PROBLEM TO WORK ON: Identify the lines that contain the string "image", then copy each of them.

RECORD LIST:
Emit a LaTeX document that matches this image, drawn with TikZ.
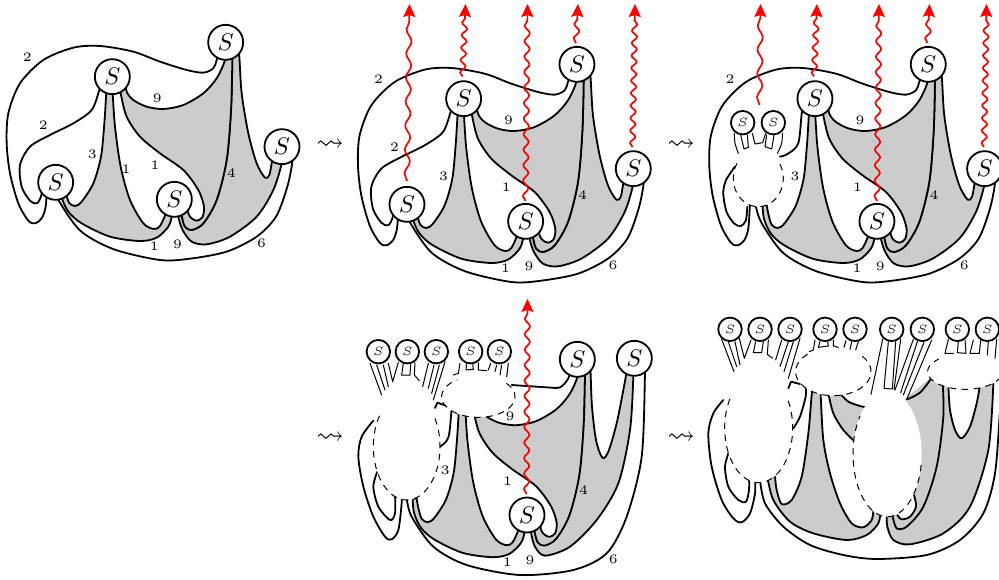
...
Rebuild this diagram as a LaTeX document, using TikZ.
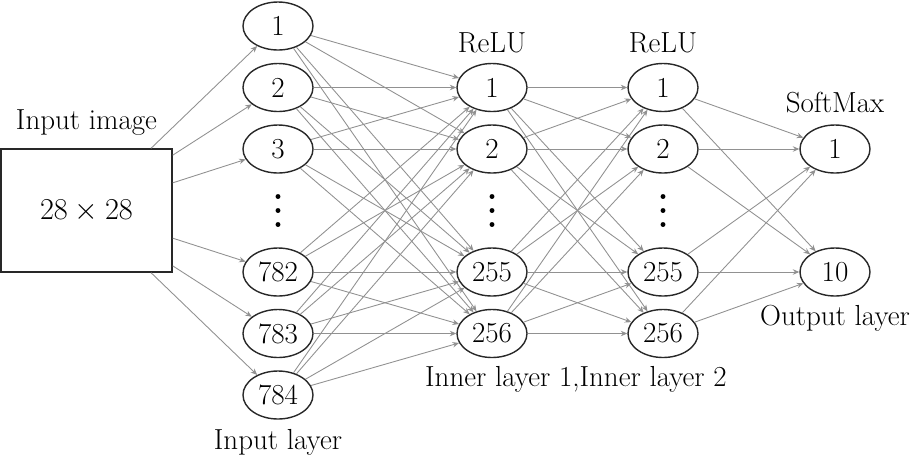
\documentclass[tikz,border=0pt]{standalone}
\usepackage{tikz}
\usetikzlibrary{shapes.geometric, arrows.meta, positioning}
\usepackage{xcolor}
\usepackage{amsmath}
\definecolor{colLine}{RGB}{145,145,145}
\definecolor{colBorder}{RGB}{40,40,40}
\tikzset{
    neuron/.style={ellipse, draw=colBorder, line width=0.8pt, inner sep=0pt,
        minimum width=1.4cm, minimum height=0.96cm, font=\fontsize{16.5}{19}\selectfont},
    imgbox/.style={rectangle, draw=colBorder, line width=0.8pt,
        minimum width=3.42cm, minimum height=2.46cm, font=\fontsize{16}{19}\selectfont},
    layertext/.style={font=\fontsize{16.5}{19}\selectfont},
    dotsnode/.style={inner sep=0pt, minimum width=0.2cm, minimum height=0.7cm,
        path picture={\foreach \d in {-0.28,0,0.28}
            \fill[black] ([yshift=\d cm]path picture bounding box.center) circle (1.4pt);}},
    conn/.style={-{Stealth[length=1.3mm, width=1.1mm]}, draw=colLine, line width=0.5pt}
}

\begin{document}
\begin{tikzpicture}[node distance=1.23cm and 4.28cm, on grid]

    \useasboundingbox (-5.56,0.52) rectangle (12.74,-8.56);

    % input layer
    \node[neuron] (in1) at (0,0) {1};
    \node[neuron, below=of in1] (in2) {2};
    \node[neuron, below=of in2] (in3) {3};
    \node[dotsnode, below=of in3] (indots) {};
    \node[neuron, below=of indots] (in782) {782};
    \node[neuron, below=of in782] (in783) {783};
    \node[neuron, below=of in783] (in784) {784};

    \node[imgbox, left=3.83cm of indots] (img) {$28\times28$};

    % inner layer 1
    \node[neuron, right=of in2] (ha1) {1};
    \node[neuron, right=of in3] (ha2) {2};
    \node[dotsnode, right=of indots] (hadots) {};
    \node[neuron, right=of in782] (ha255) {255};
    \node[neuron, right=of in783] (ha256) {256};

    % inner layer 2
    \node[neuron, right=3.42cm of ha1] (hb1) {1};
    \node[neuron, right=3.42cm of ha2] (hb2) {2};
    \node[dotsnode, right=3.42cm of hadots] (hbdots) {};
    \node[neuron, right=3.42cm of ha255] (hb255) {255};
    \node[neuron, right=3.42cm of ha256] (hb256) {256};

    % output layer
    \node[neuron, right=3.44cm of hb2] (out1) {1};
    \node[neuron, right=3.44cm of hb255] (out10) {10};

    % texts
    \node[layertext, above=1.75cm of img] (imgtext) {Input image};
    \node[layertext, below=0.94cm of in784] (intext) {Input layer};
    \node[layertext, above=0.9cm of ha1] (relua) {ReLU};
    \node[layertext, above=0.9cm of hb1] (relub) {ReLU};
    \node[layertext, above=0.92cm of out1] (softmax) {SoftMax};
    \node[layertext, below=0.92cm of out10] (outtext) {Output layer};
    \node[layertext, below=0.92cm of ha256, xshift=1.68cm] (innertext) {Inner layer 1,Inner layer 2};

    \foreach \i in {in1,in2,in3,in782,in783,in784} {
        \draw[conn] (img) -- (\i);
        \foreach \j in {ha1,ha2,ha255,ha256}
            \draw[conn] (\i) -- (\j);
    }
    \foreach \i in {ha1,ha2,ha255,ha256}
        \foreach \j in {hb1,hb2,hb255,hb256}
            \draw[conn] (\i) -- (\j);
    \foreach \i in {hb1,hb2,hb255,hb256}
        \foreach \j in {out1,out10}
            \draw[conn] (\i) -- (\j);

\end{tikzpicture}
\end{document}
--
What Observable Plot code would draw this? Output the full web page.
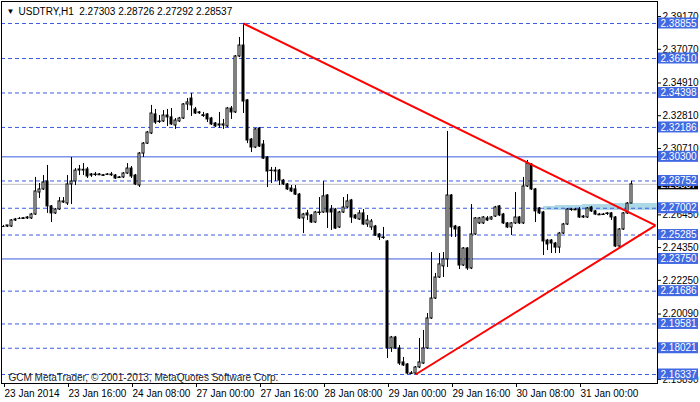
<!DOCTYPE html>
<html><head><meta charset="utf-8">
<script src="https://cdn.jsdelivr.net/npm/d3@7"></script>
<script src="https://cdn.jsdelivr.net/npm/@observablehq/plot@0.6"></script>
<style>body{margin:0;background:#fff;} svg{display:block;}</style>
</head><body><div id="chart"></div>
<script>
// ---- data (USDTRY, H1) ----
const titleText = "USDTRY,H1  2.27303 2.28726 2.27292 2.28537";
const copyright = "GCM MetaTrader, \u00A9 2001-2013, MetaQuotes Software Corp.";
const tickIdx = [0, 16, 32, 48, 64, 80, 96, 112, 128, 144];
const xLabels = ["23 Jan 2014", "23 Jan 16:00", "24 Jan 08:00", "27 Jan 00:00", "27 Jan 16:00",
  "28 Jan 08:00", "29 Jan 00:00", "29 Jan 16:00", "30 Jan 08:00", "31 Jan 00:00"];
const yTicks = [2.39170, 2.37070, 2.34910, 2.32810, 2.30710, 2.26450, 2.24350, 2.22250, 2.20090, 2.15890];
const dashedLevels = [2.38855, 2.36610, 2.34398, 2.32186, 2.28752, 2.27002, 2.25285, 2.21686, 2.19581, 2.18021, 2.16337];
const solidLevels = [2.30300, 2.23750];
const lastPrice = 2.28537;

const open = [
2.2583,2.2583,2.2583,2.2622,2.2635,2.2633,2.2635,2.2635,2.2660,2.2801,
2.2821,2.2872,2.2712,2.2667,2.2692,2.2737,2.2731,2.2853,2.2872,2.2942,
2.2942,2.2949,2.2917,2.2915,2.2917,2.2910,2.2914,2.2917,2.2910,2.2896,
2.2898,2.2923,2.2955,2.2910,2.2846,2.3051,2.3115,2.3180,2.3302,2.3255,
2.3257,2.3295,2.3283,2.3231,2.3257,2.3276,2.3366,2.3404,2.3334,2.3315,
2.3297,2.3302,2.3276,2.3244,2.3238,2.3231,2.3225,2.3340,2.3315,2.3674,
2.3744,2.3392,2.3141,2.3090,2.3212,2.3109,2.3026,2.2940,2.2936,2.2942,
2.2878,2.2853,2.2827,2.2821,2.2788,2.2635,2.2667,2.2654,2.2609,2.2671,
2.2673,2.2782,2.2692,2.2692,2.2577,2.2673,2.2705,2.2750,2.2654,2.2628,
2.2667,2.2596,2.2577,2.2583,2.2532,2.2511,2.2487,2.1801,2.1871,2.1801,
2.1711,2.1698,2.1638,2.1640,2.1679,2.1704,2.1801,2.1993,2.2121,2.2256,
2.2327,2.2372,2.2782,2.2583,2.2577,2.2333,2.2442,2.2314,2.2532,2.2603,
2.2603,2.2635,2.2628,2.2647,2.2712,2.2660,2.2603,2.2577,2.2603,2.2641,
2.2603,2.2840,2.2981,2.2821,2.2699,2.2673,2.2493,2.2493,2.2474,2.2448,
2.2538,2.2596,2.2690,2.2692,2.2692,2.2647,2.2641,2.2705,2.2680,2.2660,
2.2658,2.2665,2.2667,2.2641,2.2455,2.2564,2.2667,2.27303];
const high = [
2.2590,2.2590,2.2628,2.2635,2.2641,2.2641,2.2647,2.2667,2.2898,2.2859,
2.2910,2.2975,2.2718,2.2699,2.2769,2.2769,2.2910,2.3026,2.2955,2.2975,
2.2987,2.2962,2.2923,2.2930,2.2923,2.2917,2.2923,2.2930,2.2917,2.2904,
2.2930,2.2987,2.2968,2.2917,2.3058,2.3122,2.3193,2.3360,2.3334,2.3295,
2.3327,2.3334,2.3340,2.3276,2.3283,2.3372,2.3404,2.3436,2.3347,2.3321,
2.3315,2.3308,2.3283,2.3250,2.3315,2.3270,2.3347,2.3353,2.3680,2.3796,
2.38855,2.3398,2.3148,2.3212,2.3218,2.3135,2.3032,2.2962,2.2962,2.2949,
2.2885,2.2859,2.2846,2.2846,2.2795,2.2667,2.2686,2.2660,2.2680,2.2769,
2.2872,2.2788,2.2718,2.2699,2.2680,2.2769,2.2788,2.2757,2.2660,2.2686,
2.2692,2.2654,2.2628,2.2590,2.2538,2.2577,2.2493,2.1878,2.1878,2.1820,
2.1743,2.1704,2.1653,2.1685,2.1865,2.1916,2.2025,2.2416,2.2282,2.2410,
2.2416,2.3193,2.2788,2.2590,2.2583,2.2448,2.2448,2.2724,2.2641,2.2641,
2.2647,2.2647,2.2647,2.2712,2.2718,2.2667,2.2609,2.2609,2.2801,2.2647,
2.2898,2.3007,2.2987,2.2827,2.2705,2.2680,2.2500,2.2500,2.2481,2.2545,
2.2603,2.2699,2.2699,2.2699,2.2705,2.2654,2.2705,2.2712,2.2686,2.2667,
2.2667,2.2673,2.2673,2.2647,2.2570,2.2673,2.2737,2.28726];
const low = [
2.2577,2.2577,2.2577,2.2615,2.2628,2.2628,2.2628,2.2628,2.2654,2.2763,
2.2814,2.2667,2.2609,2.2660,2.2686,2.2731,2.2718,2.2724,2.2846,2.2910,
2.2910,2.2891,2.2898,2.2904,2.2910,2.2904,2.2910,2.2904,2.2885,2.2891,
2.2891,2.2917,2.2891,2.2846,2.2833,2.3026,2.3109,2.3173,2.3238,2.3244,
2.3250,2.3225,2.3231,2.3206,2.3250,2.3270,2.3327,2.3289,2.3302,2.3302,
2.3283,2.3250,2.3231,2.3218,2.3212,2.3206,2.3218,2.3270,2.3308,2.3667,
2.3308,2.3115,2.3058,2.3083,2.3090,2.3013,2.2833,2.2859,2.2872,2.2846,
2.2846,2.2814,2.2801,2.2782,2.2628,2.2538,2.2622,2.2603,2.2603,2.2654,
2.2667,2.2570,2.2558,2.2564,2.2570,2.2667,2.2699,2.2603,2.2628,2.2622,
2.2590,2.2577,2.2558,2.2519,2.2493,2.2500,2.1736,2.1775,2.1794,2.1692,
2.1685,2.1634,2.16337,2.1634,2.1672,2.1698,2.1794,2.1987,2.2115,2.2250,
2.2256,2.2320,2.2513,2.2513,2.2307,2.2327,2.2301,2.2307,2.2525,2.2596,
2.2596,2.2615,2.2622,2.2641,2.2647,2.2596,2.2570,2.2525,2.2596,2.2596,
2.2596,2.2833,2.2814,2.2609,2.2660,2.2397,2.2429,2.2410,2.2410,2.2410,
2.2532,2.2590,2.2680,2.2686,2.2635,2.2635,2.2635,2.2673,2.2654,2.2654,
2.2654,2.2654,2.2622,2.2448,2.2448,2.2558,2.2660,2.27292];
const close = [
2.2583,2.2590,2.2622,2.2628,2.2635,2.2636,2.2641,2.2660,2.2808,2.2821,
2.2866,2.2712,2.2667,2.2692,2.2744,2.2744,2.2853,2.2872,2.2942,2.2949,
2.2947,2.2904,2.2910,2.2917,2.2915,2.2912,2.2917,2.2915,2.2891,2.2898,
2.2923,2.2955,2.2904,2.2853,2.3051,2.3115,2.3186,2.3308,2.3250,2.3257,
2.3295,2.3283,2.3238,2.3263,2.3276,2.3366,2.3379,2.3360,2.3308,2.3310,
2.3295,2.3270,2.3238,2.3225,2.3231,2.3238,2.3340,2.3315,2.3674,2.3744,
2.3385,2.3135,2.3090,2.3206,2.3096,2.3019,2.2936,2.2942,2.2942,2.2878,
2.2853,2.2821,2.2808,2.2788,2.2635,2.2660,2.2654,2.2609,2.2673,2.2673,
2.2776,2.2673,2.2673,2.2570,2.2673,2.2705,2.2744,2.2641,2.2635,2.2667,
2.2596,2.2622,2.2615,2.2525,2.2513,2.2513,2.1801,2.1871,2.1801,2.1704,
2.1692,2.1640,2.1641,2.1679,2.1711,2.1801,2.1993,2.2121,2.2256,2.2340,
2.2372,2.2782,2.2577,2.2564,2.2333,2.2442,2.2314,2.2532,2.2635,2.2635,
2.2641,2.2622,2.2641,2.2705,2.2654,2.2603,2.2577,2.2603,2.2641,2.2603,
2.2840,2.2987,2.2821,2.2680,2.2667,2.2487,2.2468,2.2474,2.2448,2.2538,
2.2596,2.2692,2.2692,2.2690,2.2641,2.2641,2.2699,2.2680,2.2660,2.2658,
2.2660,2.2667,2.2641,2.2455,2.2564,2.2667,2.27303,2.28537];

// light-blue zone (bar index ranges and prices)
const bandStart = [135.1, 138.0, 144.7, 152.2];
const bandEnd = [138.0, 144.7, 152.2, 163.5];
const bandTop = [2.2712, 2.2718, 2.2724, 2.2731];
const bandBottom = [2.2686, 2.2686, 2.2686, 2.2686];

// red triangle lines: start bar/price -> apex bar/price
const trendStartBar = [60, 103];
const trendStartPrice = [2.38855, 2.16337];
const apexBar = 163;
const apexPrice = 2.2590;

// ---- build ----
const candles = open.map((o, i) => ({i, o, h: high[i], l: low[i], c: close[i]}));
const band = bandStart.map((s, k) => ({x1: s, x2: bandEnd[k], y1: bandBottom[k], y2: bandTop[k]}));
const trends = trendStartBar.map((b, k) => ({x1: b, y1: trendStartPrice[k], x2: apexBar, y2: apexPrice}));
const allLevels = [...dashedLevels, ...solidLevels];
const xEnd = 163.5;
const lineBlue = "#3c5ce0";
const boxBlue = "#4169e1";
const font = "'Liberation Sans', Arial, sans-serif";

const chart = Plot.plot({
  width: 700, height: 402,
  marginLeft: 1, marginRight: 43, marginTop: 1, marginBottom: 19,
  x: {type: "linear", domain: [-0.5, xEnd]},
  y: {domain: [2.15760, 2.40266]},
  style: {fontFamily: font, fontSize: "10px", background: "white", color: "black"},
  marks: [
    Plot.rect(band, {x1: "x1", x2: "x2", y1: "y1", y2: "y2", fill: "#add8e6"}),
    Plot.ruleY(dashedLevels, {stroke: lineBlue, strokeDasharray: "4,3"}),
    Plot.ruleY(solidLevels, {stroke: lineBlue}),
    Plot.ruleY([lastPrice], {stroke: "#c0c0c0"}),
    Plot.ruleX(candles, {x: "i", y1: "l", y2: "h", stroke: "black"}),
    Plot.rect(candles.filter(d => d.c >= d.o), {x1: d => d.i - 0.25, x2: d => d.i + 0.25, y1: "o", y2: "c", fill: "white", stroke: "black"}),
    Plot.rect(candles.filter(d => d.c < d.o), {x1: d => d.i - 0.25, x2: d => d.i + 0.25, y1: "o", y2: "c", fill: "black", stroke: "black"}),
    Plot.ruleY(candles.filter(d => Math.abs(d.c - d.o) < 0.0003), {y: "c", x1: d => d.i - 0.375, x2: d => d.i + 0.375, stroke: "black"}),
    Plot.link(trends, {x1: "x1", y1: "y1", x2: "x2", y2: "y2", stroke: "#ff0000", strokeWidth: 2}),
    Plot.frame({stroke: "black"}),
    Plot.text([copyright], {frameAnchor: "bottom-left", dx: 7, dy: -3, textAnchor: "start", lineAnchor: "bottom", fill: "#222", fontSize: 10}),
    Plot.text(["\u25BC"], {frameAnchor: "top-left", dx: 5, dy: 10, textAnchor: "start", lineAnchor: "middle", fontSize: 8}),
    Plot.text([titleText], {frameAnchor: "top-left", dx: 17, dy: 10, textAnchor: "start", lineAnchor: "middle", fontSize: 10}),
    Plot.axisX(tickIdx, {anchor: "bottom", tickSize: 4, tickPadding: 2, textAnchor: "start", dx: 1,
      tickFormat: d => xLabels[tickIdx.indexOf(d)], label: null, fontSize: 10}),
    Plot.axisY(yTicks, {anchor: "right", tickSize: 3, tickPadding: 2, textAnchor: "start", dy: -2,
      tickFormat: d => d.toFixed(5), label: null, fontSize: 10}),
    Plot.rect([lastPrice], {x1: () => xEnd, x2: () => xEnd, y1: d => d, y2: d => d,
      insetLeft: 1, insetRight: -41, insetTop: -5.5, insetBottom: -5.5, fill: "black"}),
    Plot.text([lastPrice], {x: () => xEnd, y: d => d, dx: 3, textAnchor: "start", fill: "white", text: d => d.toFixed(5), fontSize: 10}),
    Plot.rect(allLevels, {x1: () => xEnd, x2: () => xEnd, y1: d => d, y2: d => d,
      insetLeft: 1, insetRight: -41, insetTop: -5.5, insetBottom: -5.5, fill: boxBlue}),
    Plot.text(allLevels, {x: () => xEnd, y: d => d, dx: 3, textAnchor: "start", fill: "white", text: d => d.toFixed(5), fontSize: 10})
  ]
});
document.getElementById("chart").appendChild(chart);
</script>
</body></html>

TASK RESULT:
Emit a LaTeX document that matches this image, drawn with TikZ.
    \node[layertext, above=1.75cm of img] (imgtext) {Input image};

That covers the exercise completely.